For the first part, the track skips along at a fair old pace before becoming more languid for the second part and all through Kitching's precision bowing is intertwined with Freya Rae's flute playing. La Rotta has a funkier opening before Kitching comes screeching in like a diving hawk with a style that is reminiscent of Swarbrick's, this again is in two parts with the second having more of a highland swirl to it.
By the time you get to the third track, which is the Slow Jigs you kind of get a handle on where Kitching is coming from because although the tunes are very traditional they do have a sharper, modern feel to them, a bit like a customised classic car where you can still see the body of the traditional vehicle but it now has a mirror-like paint job, gleaming chrome and finely tuned engine.
This is followed by Buffoon a traditional Morris dance which has been given a slight hoe down makeover and where Kitching incorporates almost a reggae beat underneath his fiddle and the flute of Rae.
Cobbler's Hornpipe doesn't have the feel of the archetypal style of tune most people associate with a jolly Jack Tar, billowing sails and ropes on the quayside, although it flows up and down from the quick opening to the much slower cello and shaker performed by Lisa Watchorn and Jim Molyneux respectively. It shows Kitching is not into short changing people when it comes to content. The tune has a full and multi-layered sound and is one of those you could listen to over and over each time discovering something different.

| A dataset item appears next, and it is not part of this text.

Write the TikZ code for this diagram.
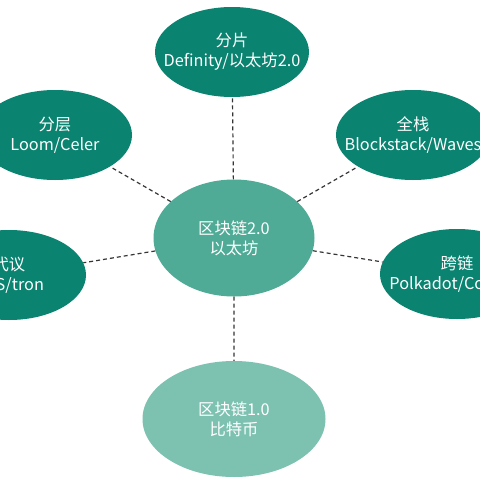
\documentclass[tikz,border=0pt]{standalone}
\usepackage{fontspec}
\setmainfont{Noto Sans CJK SC}
\usetikzlibrary{shapes.geometric, positioning}
\definecolor{tealdark}{HTML}{0A8370}
\definecolor{tealmid}{HTML}{4FAB96}
\definecolor{teallight}{HTML}{7DC1B1}
\definecolor{linkgray}{HTML}{353535}
\tikzset{
    x=1pt, y=-1pt, % pixel-like coordinates, origin top left
    every node/.style={ % text inside every ellipse
        font=\fontsize{16.3}{20}\selectfont,
        text=white,
        align=center
    },
    topic/.style={ % outer ellipses, size fixed by the minimum sizes
        ellipse,
        fill=tealdark,
        inner xsep=-30pt,
        inner ysep=-10pt,
        minimum width=154pt,
        minimum height=90pt
    },
    hub/.style={topic, fill=tealmid, minimum width=161pt, minimum height=117pt},
    base/.style={topic, fill=teallight, minimum width=183pt, minimum height=116pt},
    link/.style={ % dashed connectors
        draw=linkgray,
        line width=1.2pt,
        dash pattern=on 4pt off 3pt
    },
}

\begin{document}
\begin{tikzpicture}
    \clip (0,0) rectangle (480,480);
    \fill[white] (0,0) rectangle (480,480);
    \node[hub]   (eth)      at (234,238) {区块链2.0\\以太坊};
    \node[topic] (shard)    at (232,52)  {分片\\Definity/以太坊2.0};
    \node[topic] (layer)    at (55,135)  {分层\\Loom/Celer};
    \node[topic] (stack)    at (413,135) {全栈\\Blockstack/Waves};
    \node[topic] (deleg)    at (9,275)   {代议\\EOS/tron};
    \node[topic] (cross)    at (457,274) {跨链\\Polkadot/Cosmos};
    \node[base]  (btc)      at (234,419) {区块链1.0\\比特币};
    \draw[link] (eth) -- (shard)
                (eth) -- (layer)
                (eth) -- (stack)
                (eth) -- (deleg)
                (eth) -- (cross)
                (eth) -- (btc)
    ;
\end{tikzpicture}
\end{document}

Tim Elvin's hornpipes B-Shaw, Be Happy/3 Puds are given a jazz feel through Kitching's growling, almost threatening fiddle playing and Rae's complementary flute. The foot stomper of the album is Fair Play/Bishop of Chester's Jig with its almost medieval drumbeat underneath the bluegrass sound of Kitching's strings. Kitching has put a solo interlude almost as a bridge between the two parts where his playing has the feel of the rooster strutting around the yard.
In complete contrast there is the almost New Orleans, lazy style opening of Gall Bladder Mazurka/The Lady Murray's Delight. The first part could almost be the theme tune to one of the darker crime thrillers which are so popular on TV at the moment. Marit Falt gets her solo in on the latmandola and gives the tune that eastern European feel. The second part is a much lighter and lilting sound with the growl removed from Kitching's fiddle playing.
The new album Interloper
Cheshire Round/Childgrove starts with a 3:2 hornpipe which, thanks to musicians such as Kitching and fellow fiddle master Sam Sweeney, seems to be seeing something of a re-emergence on the folk scene. The tune slows down into the plaintive sound of Rae, this time on the clarinet, mixed with the almost macabre sound of Kitching's strings which towards the end do lift the tune out of the low and eerie mist of sound and it grinds into a slight madness at the end with Jon Loomes' hurdy gurdy and the screech of tired hinges. The last track is Sue and Adi's Fast Dance written by Kitching's mentor, Sean Heeley, and is clearly heavily influenced by Heeley's time in Eastern Europe. There is almost a Cossack feel to the tempo and you can see the swirling and ornately embroidered costumes of the dancers swirling as the tune builds to its crescendo.  If you are going to take on a project then it might as well be something you can get your teeth into like trying to capture the state of English folk music and to put the cherry on the top try also to define the role of the fiddle. It sounds like deep stuff.
On the lighter side it's an album filled with fiddle playing that is precise, meaty and shows just how much you can get out of some slivers of wood, four strings and a horse's tail when you have the talent to make it sing.

Interloper is released March 2 on the Fellside label.